— What you have to do —
Write out every entry exactly as given, but omit the pictures.

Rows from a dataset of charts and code
■ ■ ■ ■ ■ ■ ■

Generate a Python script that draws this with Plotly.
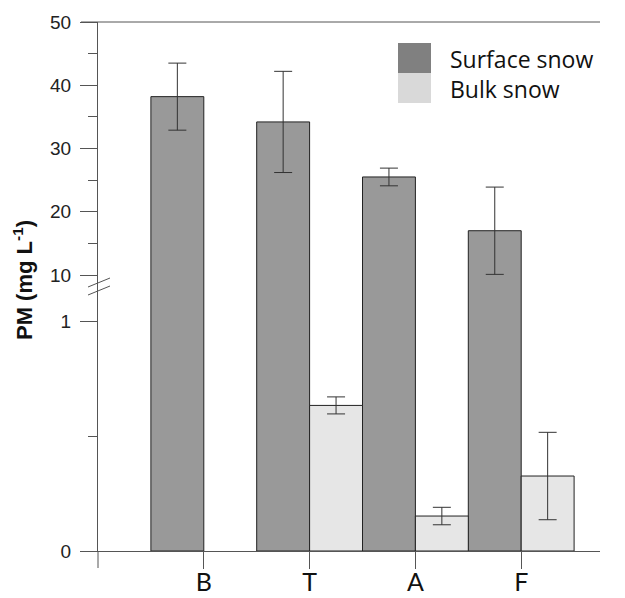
import plotly.graph_objects as go

categories = ["B", "T", "A", "F"]
surface = [38.2, 34.2, 25.5, 17.0]
surface_err = [5.3, 8.0, 1.4, 6.9]
bulk = [None, 0.633, 0.152, 0.326]
bulk_err = [None, 0.037, 0.038, 0.19]
series_names = ["Surface snow", "Bulk snow"]

W, H = 625, 598
ML, MR, MT, MB = 98, 25, 22, 47
PW, PH = W - ML - MR, H - MT - MB
BOTTOM = H - MB
def fx(px): return (px - ML) / PW
def fy(py): return (BOTTOM - py) / PH

# panel split (overlap by a couple of pixels to avoid a seam)
LOW_TOP_PY, UP_BOT_PY = 295, 299
PX_PER_LOW = 230.0      # pixels per unit, lower panel
PX_PER_UP = 6.325       # pixels per unit, upper panel
Y10_PY = 275

xpos = list(range(1, len(categories) + 1))
line_col = "#555555"
bar_line = dict(color="#222222", width=1)

fig = go.Figure()
fig.add_trace(go.Bar(x=xpos, y=surface, width=0.5, offset=-0.5, marker=dict(color="#999999", line=bar_line),
                     yaxis="y", showlegend=False, name=series_names[0]))
fig.add_trace(go.Bar(x=xpos, y=bulk, width=0.5, offset=0, marker=dict(color="#e6e6e6", line=bar_line),
                     error_y=dict(type="data", array=bulk_err, color="#333333", thickness=1, width=9),
                     yaxis="y", showlegend=False, name=series_names[1]))
fig.add_trace(go.Bar(x=xpos, y=surface, width=0.5, offset=-0.5, marker=dict(color="#999999", line=bar_line),
                     error_y=dict(type="data", array=surface_err, color="#333333", thickness=1, width=9),
                     yaxis="y2", showlegend=False, name=series_names[0]))

lower_top = (BOTTOM - LOW_TOP_PY) / PX_PER_LOW
upper_bottom = 10 - (UP_BOT_PY - Y10_PY) / PX_PER_UP

tickfont = dict(family="Liberation Sans, Arial", size=19, color="#222222")
fig.update_layout(
    width=W, height=H, margin=dict(l=ML, r=MR, t=MT, b=MB, autoexpand=False),
    paper_bgcolor="white", plot_bgcolor="white",
    barmode="overlay",
    xaxis=dict(range=[0, (600 - 98) / 105.8], tickvals=xpos, ticktext=categories,
               showgrid=False, zeroline=False, showline=True, linecolor=line_col, linewidth=1,
               ticks="outside", ticklen=17, tickcolor=line_col, automargin=False,
               ticklabelstandoff=-8,
               tickfont=dict(family="Lato, Open Sans", size=25, color="#111111"), anchor="y"),
    yaxis=dict(domain=[0, fy(LOW_TOP_PY)], range=[0, lower_top], tick0=0, dtick=1,
               minor=dict(dtick=0.5, ticks="outside", ticklen=9, tickcolor=line_col),
               showgrid=False, zeroline=False, showline=True, linecolor=line_col, linewidth=1,
               ticks="outside", ticklen=17, tickcolor=line_col, tickfont=tickfont, automargin=False,
               ticklabelstandoff=5),
    yaxis2=dict(domain=[fy(UP_BOT_PY), 1], range=[upper_bottom, 50], tick0=0, dtick=10,
                minor=dict(dtick=5, ticks="outside", ticklen=9, tickcolor=line_col),
                showgrid=False, zeroline=False, showline=True, linecolor=line_col, linewidth=1,
                ticks="outside", ticklen=17, tickcolor=line_col, tickfont=tickfont, anchor="x",
                automargin=False, ticklabelstandoff=5),
)

shapes = []
# top border
shapes.append(dict(type="line", xref="paper", yref="paper", x0=fx(81), x1=1, y0=1, y1=1,
                   line=dict(color=line_col, width=1)))
# y-axis line continues below the origin
shapes.append(dict(type="line", xref="paper", yref="paper", x0=0, x1=0, y0=0, y1=fy(BOTTOM + 17),
                   line=dict(color=line_col, width=1)))
# axis-break marks
for dy in (0, 8):
    shapes.append(dict(type="line", xref="paper", yref="paper",
                       x0=fx(88), y0=fy(287 + dy), x1=fx(110), y1=fy(278 + dy),
                       line=dict(color=line_col, width=1)))
# legend squares
leg_cols = ["#808080", "#d9d9d9"]
for i, c in enumerate(leg_cols):
    shapes.append(dict(type="rect", xref="paper", yref="paper",
                       x0=fx(398), x1=fx(431), y0=fy(43 + 30 * i), y1=fy(73 + 30 * i),
                       fillcolor=c, line=dict(width=0)))
fig.update_layout(shapes=shapes)

annotations = []
for i, name in enumerate(series_names):
    annotations.append(dict(xref="paper", yref="paper", x=fx(448), y=fy(59 + 30 * i), text=name,
                            showarrow=False, xanchor="left", yanchor="middle",
                            font=dict(family="Open Sans, Lato", size=23, color="#111111")))
annotations.append(dict(xref="paper", yref="paper", x=fx(23), y=fy(280), text="<b>PM (mg L<sup>-1</sup>)</b>",
                        showarrow=False, textangle=-90, xanchor="center", yanchor="middle",
                        font=dict(family="Liberation Sans, Arial", size=22, color="#111111")))
fig.update_layout(annotations=annotations)

fig.write_html("out.html")
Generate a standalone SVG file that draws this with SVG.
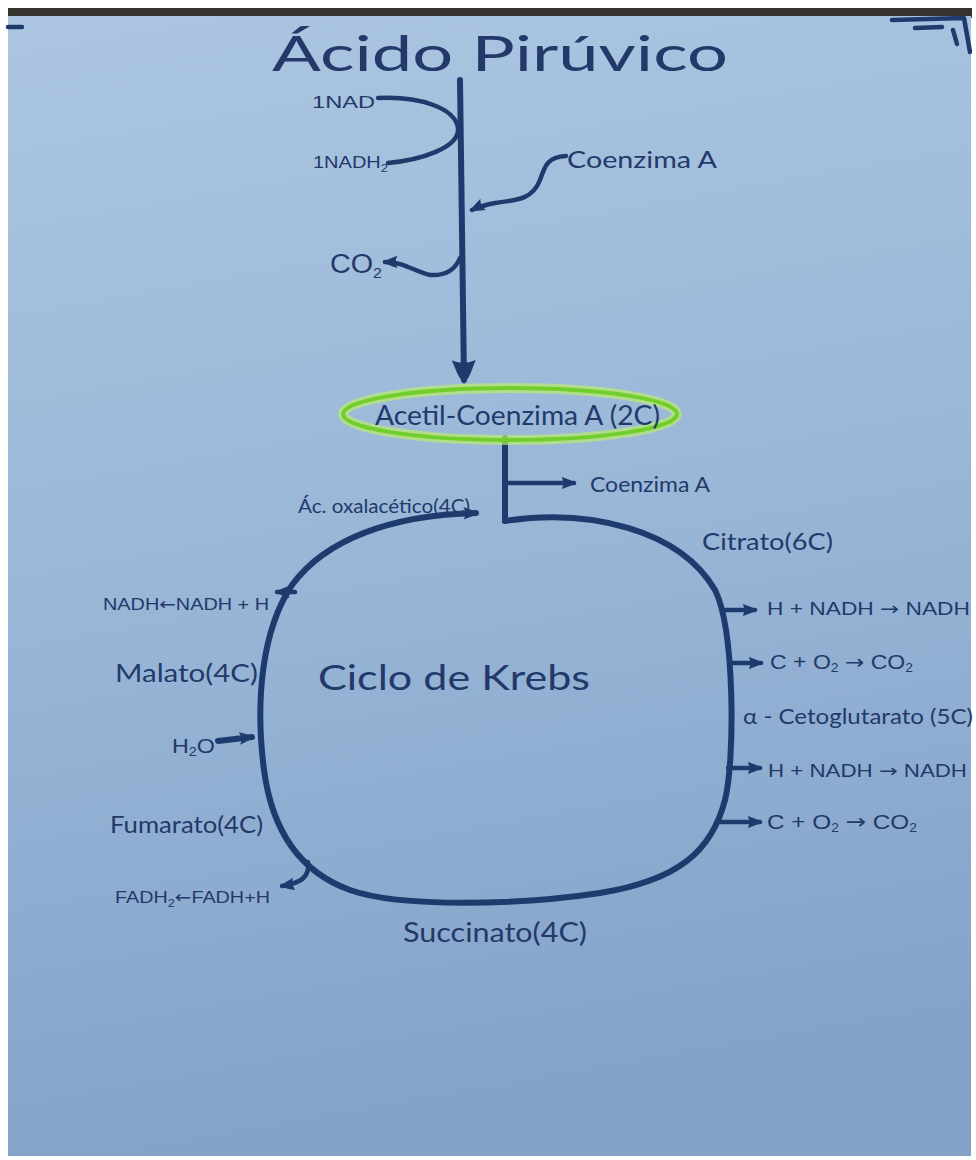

■ ■ ■ ■ ■ ■ ■

— Output for this task —
Generate a Python script that draws this with Plotly.
import plotly.graph_objects as go

categories = ["B", "T", "A", "F"]
surface = [38.2, 34.2, 25.5, 17.0]
surface_err = [5.3, 8.0, 1.4, 6.9]
bulk = [None, 0.633, 0.152, 0.326]
bulk_err = [None, 0.037, 0.038, 0.19]
series_names = ["Surface snow", "Bulk snow"]

W, H = 625, 598
ML, MR, MT, MB = 98, 25, 22, 47
PW, PH = W - ML - MR, H - MT - MB
BOTTOM = H - MB
def fx(px): return (px - ML) / PW
def fy(py): return (BOTTOM - py) / PH

# panel split (overlap by a couple of pixels to avoid a seam)
LOW_TOP_PY, UP_BOT_PY = 295, 299
PX_PER_LOW = 230.0      # pixels per unit, lower panel
PX_PER_UP = 6.325       # pixels per unit, upper panel
Y10_PY = 275

xpos = list(range(1, len(categories) + 1))
line_col = "#555555"
bar_line = dict(color="#222222", width=1)

fig = go.Figure()
fig.add_trace(go.Bar(x=xpos, y=surface, width=0.5, offset=-0.5, marker=dict(color="#999999", line=bar_line),
                     yaxis="y", showlegend=False, name=series_names[0]))
fig.add_trace(go.Bar(x=xpos, y=bulk, width=0.5, offset=0, marker=dict(color="#e6e6e6", line=bar_line),
                     error_y=dict(type="data", array=bulk_err, color="#333333", thickness=1, width=9),
                     yaxis="y", showlegend=False, name=series_names[1]))
fig.add_trace(go.Bar(x=xpos, y=surface, width=0.5, offset=-0.5, marker=dict(color="#999999", line=bar_line),
                     error_y=dict(type="data", array=surface_err, color="#333333", thickness=1, width=9),
                     yaxis="y2", showlegend=False, name=series_names[0]))

lower_top = (BOTTOM - LOW_TOP_PY) / PX_PER_LOW
upper_bottom = 10 - (UP_BOT_PY - Y10_PY) / PX_PER_UP

tickfont = dict(family="Liberation Sans, Arial", size=19, color="#222222")
fig.update_layout(
    width=W, height=H, margin=dict(l=ML, r=MR, t=MT, b=MB, autoexpand=False),
    paper_bgcolor="white", plot_bgcolor="white",
    barmode="overlay",
    xaxis=dict(range=[0, (600 - 98) / 105.8], tickvals=xpos, ticktext=categories,
               showgrid=False, zeroline=False, showline=True, linecolor=line_col, linewidth=1,
               ticks="outside", ticklen=17, tickcolor=line_col, automargin=False,
               ticklabelstandoff=-8,
               tickfont=dict(family="Lato, Open Sans", size=25, color="#111111"), anchor="y"),
    yaxis=dict(domain=[0, fy(LOW_TOP_PY)], range=[0, lower_top], tick0=0, dtick=1,
               minor=dict(dtick=0.5, ticks="outside", ticklen=9, tickcolor=line_col),
               showgrid=False, zeroline=False, showline=True, linecolor=line_col, linewidth=1,
               ticks="outside", ticklen=17, tickcolor=line_col, tickfont=tickfont, automargin=False,
               ticklabelstandoff=5),
    yaxis2=dict(domain=[fy(UP_BOT_PY), 1], range=[upper_bottom, 50], tick0=0, dtick=10,
                minor=dict(dtick=5, ticks="outside", ticklen=9, tickcolor=line_col),
                showgrid=False, zeroline=False, showline=True, linecolor=line_col, linewidth=1,
                ticks="outside", ticklen=17, tickcolor=line_col, tickfont=tickfont, anchor="x",
                automargin=False, ticklabelstandoff=5),
)

shapes = []
# top border
shapes.append(dict(type="line", xref="paper", yref="paper", x0=fx(81), x1=1, y0=1, y1=1,
                   line=dict(color=line_col, width=1)))
# y-axis line continues below the origin
shapes.append(dict(type="line", xref="paper", yref="paper", x0=0, x1=0, y0=0, y1=fy(BOTTOM + 17),
                   line=dict(color=line_col, width=1)))
# axis-break marks
for dy in (0, 8):
    shapes.append(dict(type="line", xref="paper", yref="paper",
                       x0=fx(88), y0=fy(287 + dy), x1=fx(110), y1=fy(278 + dy),
                       line=dict(color=line_col, width=1)))
# legend squares
leg_cols = ["#808080", "#d9d9d9"]
for i, c in enumerate(leg_cols):
    shapes.append(dict(type="rect", xref="paper", yref="paper",
                       x0=fx(398), x1=fx(431), y0=fy(43 + 30 * i), y1=fy(73 + 30 * i),
                       fillcolor=c, line=dict(width=0)))
fig.update_layout(shapes=shapes)

annotations = []
for i, name in enumerate(series_names):
    annotations.append(dict(xref="paper", yref="paper", x=fx(448), y=fy(59 + 30 * i), text=name,
                            showarrow=False, xanchor="left", yanchor="middle",
                            font=dict(family="Open Sans, Lato", size=23, color="#111111")))
annotations.append(dict(xref="paper", yref="paper", x=fx(23), y=fy(280), text="<b>PM (mg L<sup>-1</sup>)</b>",
                        showarrow=False, textangle=-90, xanchor="center", yanchor="middle",
                        font=dict(family="Liberation Sans, Arial", size=22, color="#111111")))
fig.update_layout(annotations=annotations)

fig.write_html("out.html")
Generate a standalone SVG file that draws this with SVG.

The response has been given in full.